## TO BE DONE
From the first line of the data below through the line bearing "(sq2) at ([xshift=3pt]vulinfo.east)", reproduce each line exactly; do not include pictures.

==== WORKING DATA ====

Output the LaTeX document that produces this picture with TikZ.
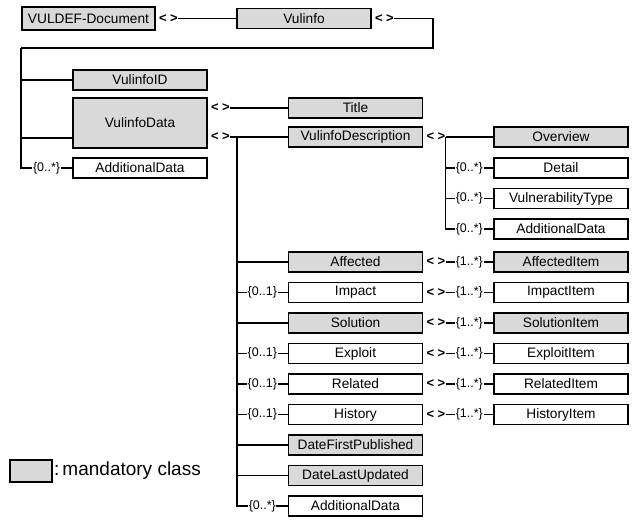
\documentclass[tikz,border=0pt]{standalone}
\usepackage{fontspec}
\setmainfont{Liberation Sans}
\usetikzlibrary{positioning}
\definecolor{mandgray}{RGB}{217,217,217}

\begin{document}
\begin{tikzpicture}[x=1pt, y=-1pt,
    cls/.style={draw, line width=1.7pt, minimum width=134pt, minimum height=20pt, inner sep=0pt, font=\fontsize{13.7}{15}\selectfont},
    mand/.style={cls, fill=mandgray},
    seq/.style={anchor=west, inner sep=0pt, font=\bfseries\fontsize{13}{15}\selectfont},
    card/.style={fill=white, inner sep=0.6pt, font=\fontsize{12.5}{14}\selectfont},
    ln/.style={line width=1.8pt}
]
\useasboundingbox (0,0) rectangle (642,519);

\node[mand, minimum width=133pt, minimum height=23pt] (doc) at (88.5,18.5) {VULDEF-Document};
\node[mand] (vulinfo) at (304,18.5) {Vulinfo};
\node[seq] (sq1) at ([xshift=3pt]doc.east) {< >};
\node[seq] (sq2) at ([xshift=3pt]vulinfo.east) {< >};

\node[mand] (vid) at (140,80) {VulinfoID};
\node[mand, minimum height=50pt] (vdata) at (140,123) {VulinfoData};
\node[cls] (vadd) at (140,168) {AdditionalData};

\node[seq] (sq3) at ([xshift=3pt,yshift=15pt]vdata.east) {< >};
\node[seq] (sq4) at ([xshift=3pt,yshift=-14pt]vdata.east) {< >};
\node[mand] (title) at (355.5,108) {Title};
\node[mand] (vdesc) at (355.5,137) {VulinfoDescription};
\node[seq] (sq5) at ([xshift=3pt]vdesc.east) {< >};

% description parts
\node[mand] (overview) at (561,137) {Overview};
\node[cls] (detail) at (561,168) {Detail};
\node[cls] (vtype) at (561,198.5) {VulnerabilityType};
\node[cls] (dadd) at (561,229) {AdditionalData};

% data parts
\node[mand] (affected) at (355.5,262) {Affected};
\node[cls] (impact) at (355.5,292.5) {Impact};
\node[mand] (solution) at (355.5,323) {Solution};
\node[cls] (exploit) at (355.5,353.5) {Exploit};
\node[cls] (related) at (355.5,384) {Related};
\node[cls] (history) at (355.5,414.5) {History};
\node[mand] (dfp) at (355.5,445) {DateFirstPublished};
\node[mand] (dlu) at (355.5,475.5) {DateLastUpdated};
\node[cls] (aadd) at (355.5,506) {AdditionalData};

% items
\node[mand] (affitem) at (561,262) {AffectedItem};
\node[cls] (impitem) at (561,292.5) {ImpactItem};
\node[mand] (solitem) at (561,323) {SolutionItem};
\node[cls] (expitem) at (561,353.5) {ExploitItem};
\node[cls] (relitem) at (561,384) {RelatedItem};
\node[cls] (hisitem) at (561,414.5) {HistoryItem};

\foreach \p in {affected,impact,solution,exploit,related,history}
    \node[seq] (sq\p) at ([xshift=3pt]\p.east) {< >};

% legend
\node[draw, line width=1.7pt, fill=mandgray, minimum width=42pt, minimum height=22pt, inner sep=0pt] (key) at (31,471) {};
\node[anchor=west, inner sep=0pt, font=\fontsize{19}{21}\selectfont] (keytext) at ([xshift=1pt]key.east) {:\,mandatory class};

\coordinate (turn) at (433,48);
\coordinate (b1) at (21,48);
\coordinate (b2) at (237,137);
\coordinate (b3) at (sq5.east);

\draw[ln] (sq1.east) -- (vulinfo.west);
\draw[ln] (sq2.east) -| (turn) -- (b1);
\draw[ln] (b1) |- (vid.west);
\draw[ln] (b1) |- ([yshift=11pt]vdata.south west);
\draw[ln] (b1) |- node[card, pos=0.75] {\{0..*\}} (vadd.west);

\draw[ln] (sq3.east) -- (title.west);
\draw[ln] (sq4.east) -- (vdesc.west);
\draw[ln] (sq5.east) -- (overview.west);
\draw[ln] (b3) |- node[card, pos=0.75] {\{0..*\}} (detail.west);
\draw[ln] (b3) |- node[card, pos=0.75] {\{0..*\}} (vtype.west);
\draw[ln] (b3) |- node[card, pos=0.75] {\{0..*\}} (dadd.west);

\draw[ln] (b2) |- (affected.west);
\draw[ln] (b2) |- node[card, pos=0.75] {\{0..1\}} (impact.west);
\draw[ln] (b2) |- (solution.west);
\draw[ln] (b2) |- node[card, pos=0.75] {\{0..1\}} (exploit.west);
\draw[ln] (b2) |- node[card, pos=0.75] {\{0..1\}} (related.west);
\draw[ln] (b2) |- node[card, pos=0.75] {\{0..1\}} (history.west);
\draw[ln] (b2) |- (dfp.west);
\draw[ln] (b2) |- (dlu.west);
\draw[ln] (b2) |- node[card, pos=0.75] {\{0..*\}} (aadd.west);

\draw[ln] (sqaffected.east) -- node[card] {\{1..*\}} (affitem.west);
\draw[ln] (sqimpact.east) -- node[card] {\{1..*\}} (impitem.west);
\draw[ln] (sqsolution.east) -- node[card] {\{1..*\}} (solitem.west);
\draw[ln] (sqexploit.east) -- node[card] {\{1..*\}} (expitem.west);
\draw[ln] (sqrelated.east) -- node[card] {\{1..*\}} (relitem.west);
\draw[ln] (sqhistory.east) -- node[card] {\{1..*\}} (hisitem.west);
\end{tikzpicture}
\end{document}
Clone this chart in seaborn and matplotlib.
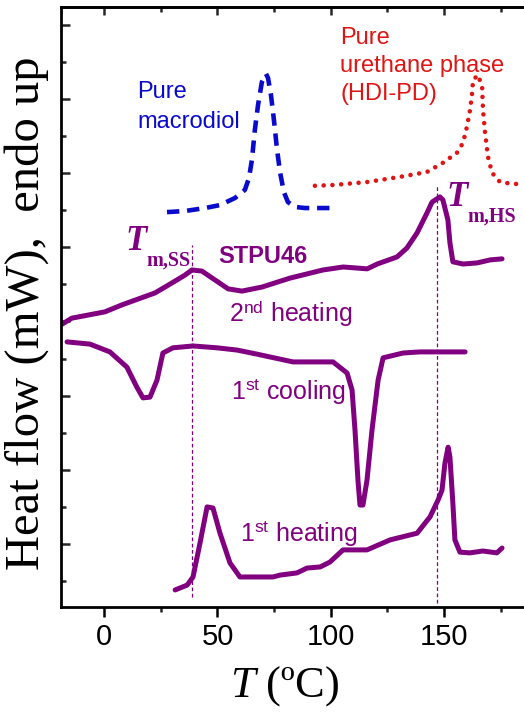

====

## EXPECTED ANSWER
Output the LaTeX document that produces this picture with TikZ.
\documentclass[tikz,border=0pt]{standalone}
\usepackage{fontspec}
\setmainfont{Liberation Sans}
\usetikzlibrary{positioning}
\definecolor{mandgray}{RGB}{217,217,217}

\begin{document}
\begin{tikzpicture}[x=1pt, y=-1pt,
    cls/.style={draw, line width=1.7pt, minimum width=134pt, minimum height=20pt, inner sep=0pt, font=\fontsize{13.7}{15}\selectfont},
    mand/.style={cls, fill=mandgray},
    seq/.style={anchor=west, inner sep=0pt, font=\bfseries\fontsize{13}{15}\selectfont},
    card/.style={fill=white, inner sep=0.6pt, font=\fontsize{12.5}{14}\selectfont},
    ln/.style={line width=1.8pt}
]
\useasboundingbox (0,0) rectangle (642,519);

\node[mand, minimum width=133pt, minimum height=23pt] (doc) at (88.5,18.5) {VULDEF-Document};
\node[mand] (vulinfo) at (304,18.5) {Vulinfo};
\node[seq] (sq1) at ([xshift=3pt]doc.east) {< >};
\node[seq] (sq2) at ([xshift=3pt]vulinfo.east) {< >};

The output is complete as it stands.